Лишь после всего этого Грифиус стал читать — нажимая на каждое слово — сначала монолог заговорщика, смутивший завязкой («Та кровь, которой обагрю и трон я, и корону…»), видимо слишком пространный, потому как успели заснуть не только молодые, но с ними и старый Векерлин, и Лауремберг. Грифиус меж тем читал дальше — от одобрительных реплик заговорщиков: «Он жизнь кладет за нас! И вот — рассвет…» — до клятвы Крамба: «Давай твой меч. Клянемся властителя низвергнуть в прах и пепел…»

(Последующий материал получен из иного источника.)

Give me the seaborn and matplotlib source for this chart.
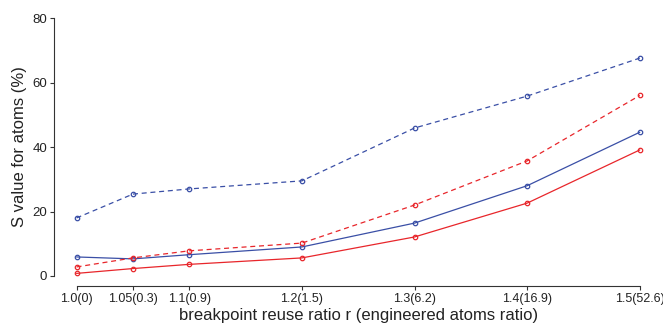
import numpy as np
import pandas as pd
import matplotlib as mpl
mpl.use('Agg')
import matplotlib.pyplot as plt
import seaborn as sns

# data
r_values = [1.0, 1.05, 1.1, 1.2, 1.3, 1.4, 1.5]
tick_labels = ['1.0(0)', '1.05(0.3)', '1.1(0.9)', '1.2(1.5)', '1.3(6.2)', '1.4(16.9)', '1.5(52.6)']
blue_dashed = [18.0, 25.4, 27.0, 29.5, 45.9, 55.8, 67.6]
blue_solid = [5.9, 5.3, 6.6, 9.0, 16.4, 28.0, 44.6]
red_dashed = [2.8, 5.6, 7.8, 10.2, 22.0, 35.7, 56.0]
red_solid = [0.8, 2.3, 3.6, 5.6, 12.1, 22.6, 39.1]

blue = '#3a4fa6'
red = '#e8262b'

series = [
    ('blue dashed', blue_dashed, blue, (0, (4, 3))),
    ('blue solid', blue_solid, blue, '-'),
    ('red dashed', red_dashed, red, (0, (4, 3))),
    ('red solid', red_solid, red, '-'),
]

sns.set_style('white')
plt.rcParams['font.family'] = ['Liberation Sans', 'DejaVu Sans']

fig = plt.figure(figsize=(6.63, 3.24), dpi=100)
ax = fig.add_axes([0.0815, 0.1164, 0.9175, 0.8596])

for name, vals, color, ls in series:
    df = pd.DataFrame({'r': r_values, 'S': vals})
    sns.lineplot(data=df, x='r', y='S', ax=ax, color=color, linewidth=0.9,
                 linestyle=ls, marker='o', markersize=3.2, markerfacecolor='none',
                 markeredgecolor=color, markeredgewidth=0.9)

ax.set_xlim(0.98, 1.52)
ax.set_ylim(-3.2, 83.2)
ax.set_xticks(r_values)
ax.set_xticklabels(tick_labels, family=['Liberation Sans Narrow', 'Liberation Sans'], fontsize=9)
ax.set_yticks([0, 20, 40, 60, 80])
ax.tick_params(axis='y', labelsize=9.5)
ax.tick_params(axis='both', colors='#333333', length=3, width=0.8,
               direction='out', bottom=True, left=True, pad=2, labelcolor='#222222')

for s in ['top', 'right']:
    ax.spines[s].set_visible(False)
ax.spines['left'].set_bounds(0, 80)
ax.spines['bottom'].set_bounds(1.0, 1.5)
for s in ['left', 'bottom']:
    ax.spines[s].set_color('#333333')
    ax.spines[s].set_linewidth(0.8)

ax.set_xlabel('breakpoint reuse ratio r (engineered atoms ratio)', fontsize=12, color='#222222', labelpad=2)
ax.set_ylabel('S value for atoms (%)', fontsize=12, color='#222222', labelpad=4)

fig.savefig('out.png', dpi=100)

Потом он прочел полную воплей — «На помощь! О боже, что такое?» — сцену ареста, заключаемую ядовитой тирадой связанного капитана: «Пусть адом мне грозят, скажу одно я: вот добродетели цена. И вот венец героя…»
В виде интермедии выступающий огласил крепко сколоченный диалог троих придворных о благе и опасностях, кои заключены в языке человеческом. На вводную реплику: «Зависит жизнь сама людей — от языка их…» — следует антитеза: «Зависит смерть сама людей — от языка их…» И третья фраза завершает постройку, будто купол: «И жизнь и смерть людей — от языка зависит…»
За изобилующей красноречием сценой суда («В темницу брошен он, стеною окружен и рвом и валом обнесен…») и пылким монологом императора Льва, философствующего над приговором мятежному капитану («Любой из нас сжигает жизни нить, горит огнем, чтоб пеплом в небо взмыть…»[11]), Грифиус, наконец, приступил к завершению если не пьесы, то своего чтения.